Fig. S4. Phasic VTA stimulation facilitated cue-induced cocaine-seeking in cocaine-trained but not saline-trained abstinent rats. Cocaine-trained rats demonstrated acquisition and maintenance of cocaine self-administration behavior during (A) autoshaping, (B) self-administration and (C) retraining after cannulation surgery. Saline-trained rats showed little responding on either the active or inactive lever during autoshaping (D), self-administration (E) or retraining (F) after cannulation surgery. (G) Cocaine-trained rats, compared to saline-trained rats, showed increased cocaine-seeking during 1 h of testing with VTA stimulation (two-way ANOVA; drug: F(1, 20)=6.6, p<0.05; lever: F(1, 20)=3.7, p=0.06; drug × lever interaction: F(1, 20)=4.9, p<0.05; post hoc test; p<0.05).

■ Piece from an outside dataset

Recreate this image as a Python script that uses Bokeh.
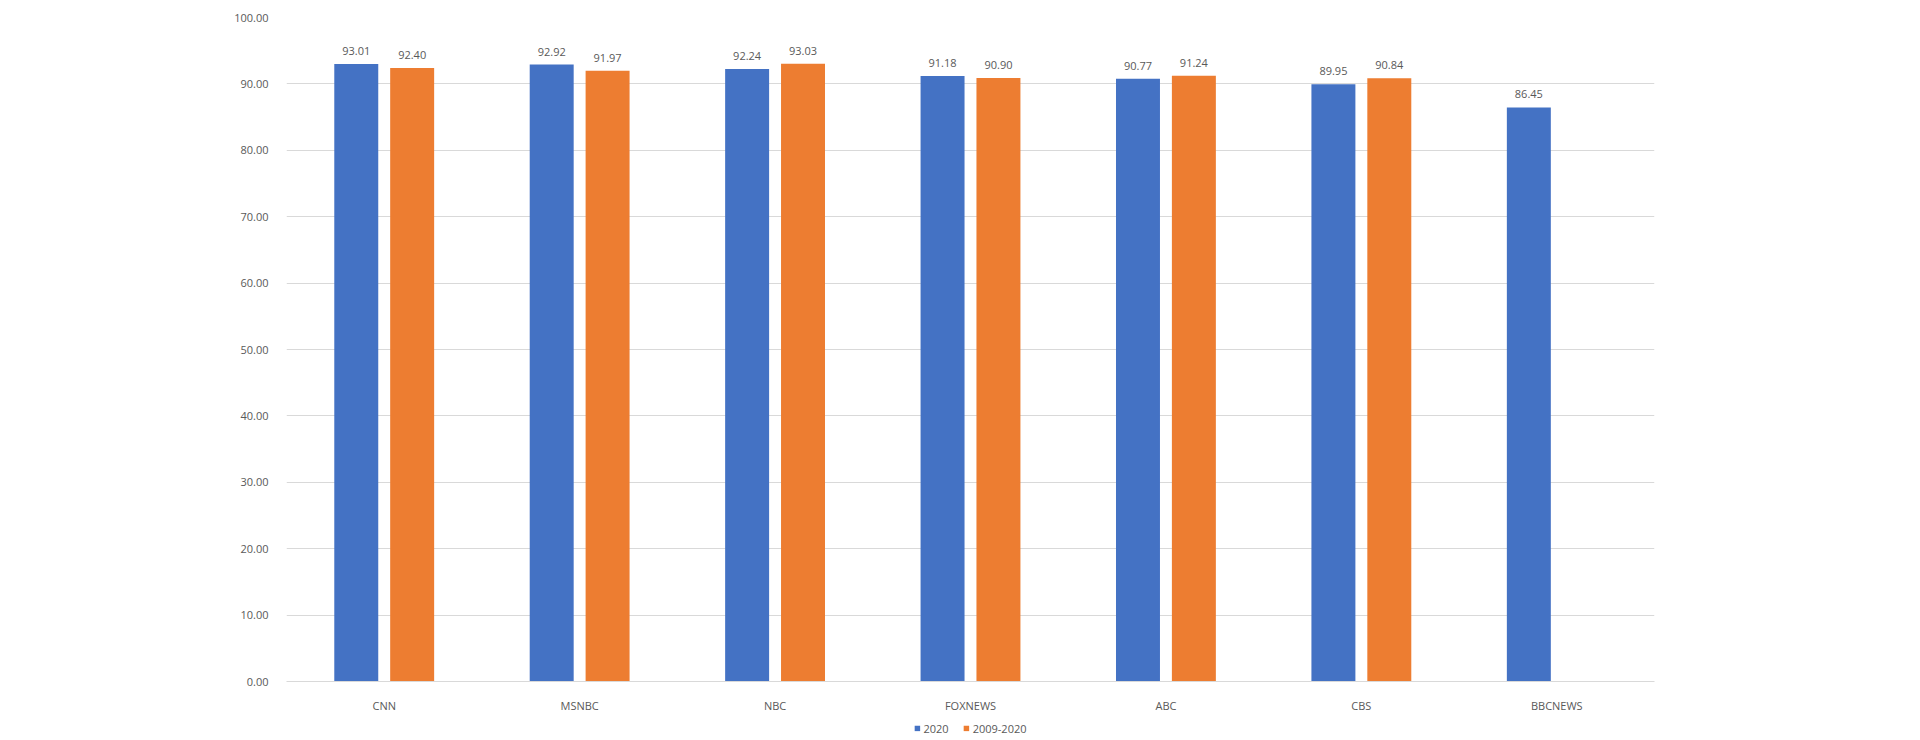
from bokeh.plotting import figure
from bokeh.layouts import column
from bokeh.models import ColumnDataSource, FactorRange, Legend, LegendItem, NumeralTickFormatter, SingleIntervalTicker
from bokeh.transform import dodge
from bokeh.core.properties import value
from bokeh.embed import file_html
from bokeh.resources import INLINE

categories = ["CNN", "MSNBC", "NBC", "FOXNEWS", "ABC", "CBS", "BBCNEWS"]
series_2020 = [93.01, 92.92, 92.24, 91.18, 90.77, 89.95, 86.45]
series_2009_2020 = [92.40, 91.97, 93.03, 90.90, 91.24, 90.84, None]
series_names = ["2020", "2009-2020"]

BLUE = "#4472C4"
ORANGE = "#ED7D31"
TXT = "#595959"
GRID = "#D9D9D9"
FONT = "Open Sans"

src_a = ColumnDataSource(dict(cat=categories, val=series_2020,
                              lab=["%.2f" % v for v in series_2020]))
cats_b = [c for c, v in zip(categories, series_2009_2020) if v is not None]
vals_b = [v for v in series_2009_2020 if v is not None]
src_b = ColumnDataSource(dict(cat=cats_b, val=vals_b, lab=["%.2f" % v for v in vals_b]))

p = figure(x_range=FactorRange(*categories, range_padding=0), y_range=(0, 100),
           width=1920, height=715, output_backend="svg", toolbar_location=None,
           min_border_left=286, min_border_right=266, min_border_top=17, min_border_bottom=34)
p.outline_line_color = None
p.background_fill_color = "white"

off = 0.143
w = 0.225
r_a = p.vbar(x=dodge("cat", -off, range=p.x_range), top="val", width=w, source=src_a,
             fill_color=BLUE, line_color=None)
r_b = p.vbar(x=dodge("cat", off, range=p.x_range), top="val", width=w, source=src_b,
             fill_color=ORANGE, line_color=None)

for src, o in ((src_a, -off), (src_b, off)):
    p.text(x=dodge("cat", o, range=p.x_range), y="val", text="lab", source=src,
           text_font=value(FONT), text_font_size="11px", text_color=TXT,
           text_align="center", text_baseline="middle", y_offset=-13)

p.yaxis.ticker = SingleIntervalTicker(interval=10)
p.yaxis.formatter = NumeralTickFormatter(format="0.00")
p.yaxis.axis_line_color = None
p.yaxis.major_tick_line_color = None
p.yaxis.minor_tick_line_color = None
p.yaxis.major_label_standoff = 12
p.yaxis.major_label_text_font = FONT
p.yaxis.major_label_text_font_size = "11px"
p.yaxis.major_label_text_color = TXT

p.xaxis.axis_line_color = GRID
p.xaxis.axis_line_width = 1
p.xaxis.major_tick_line_color = None
p.xaxis.minor_tick_line_color = None
p.xaxis.major_label_standoff = 10
p.xaxis.major_label_text_font = FONT
p.xaxis.major_label_text_font_size = "11px"
p.xaxis.major_label_text_color = TXT

p.xgrid.grid_line_color = None
p.ygrid.grid_line_color = GRID
p.ygrid.grid_line_width = 1

# legend strip below the chart (zero-height proxy bars carry the legend colours)
lg = figure(width=1920, height=25, output_backend="svg", toolbar_location=None,
            x_axis_type=None, y_axis_type=None, x_range=(0, 1), y_range=(0, 1),
            min_border=0, min_border_left=0, min_border_right=0,
            min_border_top=0, min_border_bottom=0)
lg.outline_line_color = None
lg.grid.visible = False
proxy = dict(x=[0.5], top=[0], bottom=[0])
l_a = lg.vbar(x="x", top="top", bottom="bottom", width=0, source=ColumnDataSource(proxy),
              fill_color=BLUE, line_color=None)
l_b = lg.vbar(x="x", top="top", bottom="bottom", width=0, source=ColumnDataSource(proxy),
              fill_color=ORANGE, line_color=None)

legend = Legend(items=[LegendItem(label=series_names[0], renderers=[l_a]),
                       LegendItem(label=series_names[1], renderers=[l_b])],
                orientation="horizontal", location="center",
                glyph_width=7, glyph_height=7, label_text_font=FONT,
                label_text_font_size="11px", label_text_color=TXT,
                label_standoff=3, spacing=14, padding=0, margin=0,
                label_height=10, background_fill_alpha=0, border_line_color=None)
lg.add_layout(legend, "center")

open("out.html", "w").write(file_html(column(p, lg), INLINE))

Phasic stimulation of the VTA (125-150 μA, 60Hz, 24 pulses electrical stimulation), which leads to phasic DA release in the nucleus accumbens, facilitated cue-induced cocaine-seeking in first 20 s epoch after stimulation in cocaine-trained (as shown in Fig 2B) but not (H) saline-trained, abstinent rats. (I) Phasic VTA stimulation during 1 h cue-induced cocaineseeking led to increased active, but not inactive, lever presses during the 20s time period immediately after VTA stimulation in rats previously trained in cocaine self-administration. In contrast, phasic VTA stimulation had no significant effect in saline-trained rats (two-way ANOVA with repeated measures; stim × drug × lever interaction: F(1, 20)=4.4, p<0.05, post hoc test p<0.05). Data presented as the mean + SEM. ** for p<0.01, * for p<0.05.